Puzzles, blocks, board games, and pick-up sticks might seem to have gone the way of penny candy and being allowed to walk home from school alone at 8 years old when it comes to today’s kids. But these “old-fashioned” games do something for children that iPads, and the TV never will. They still offer children a better sense of how to manipulate and exist in the world around them. So what are the top five simple games that help build this sense of space?
Battleship: In Battleship, children are thinking about space. They need to figure out which direction their ship is in and how they can use effective questioning to get there.
Hopscotch: This very physical game also involves numbers. Children practice large and small motor skills and spatial relationships as they draw the game with chalk.

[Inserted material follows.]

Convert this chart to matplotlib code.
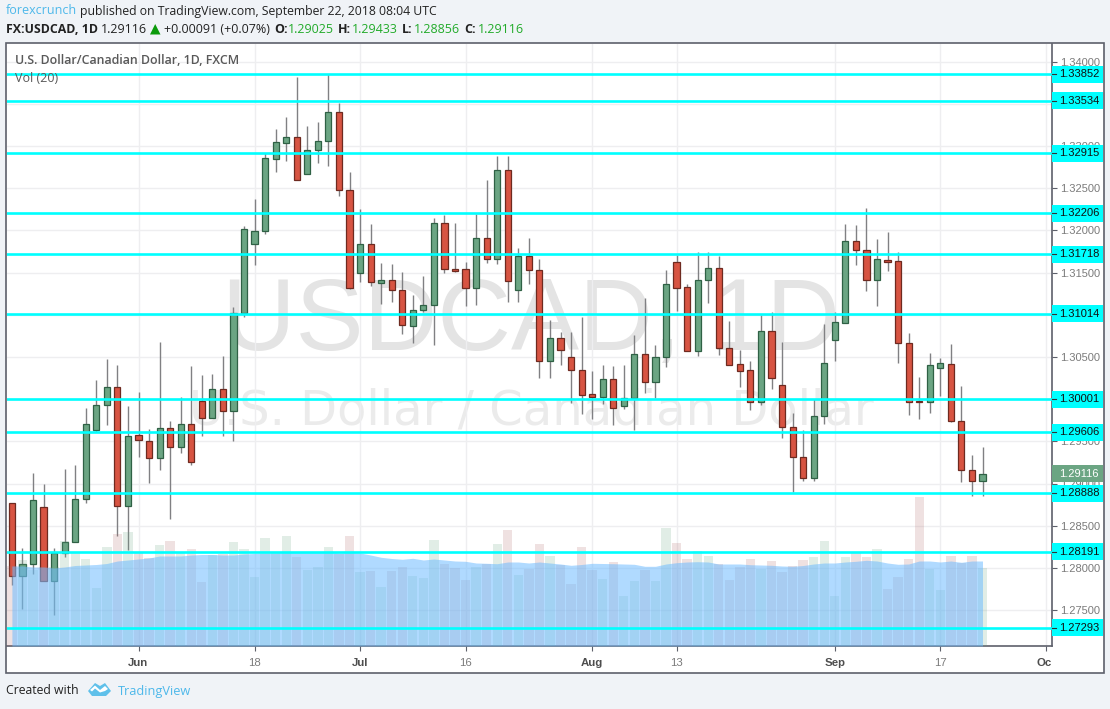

And then throw their stones and jump along the numbered spaces.
Chutes and Ladders: Many parents probably have fond memories of this game and of rolling the dice and climbing to the top only to shoot back down the slide. But this game is more than just luck and chance and fun. There is a counting, math ability to it all, but also a strong sense of spatial orientation. Where is my opponent compared to me? How can I catch him? What number do I need to get to get there?
Jenga: There was no game more exciting — or more simple — than Jenga. Simply pull a block from the tower and hope and pray it doesn’t fall. But there is so much more to it. Children develop eye-hand coordination and experiment with gravity as well as cause and effect.
Blocks: Give a child an old-fashioned stack of blocks and let them go to town. They are feeling the weight of the blocks in their hands. They are imagining something in their head and making it real. Blocks help children learn how to sense and change the world around them.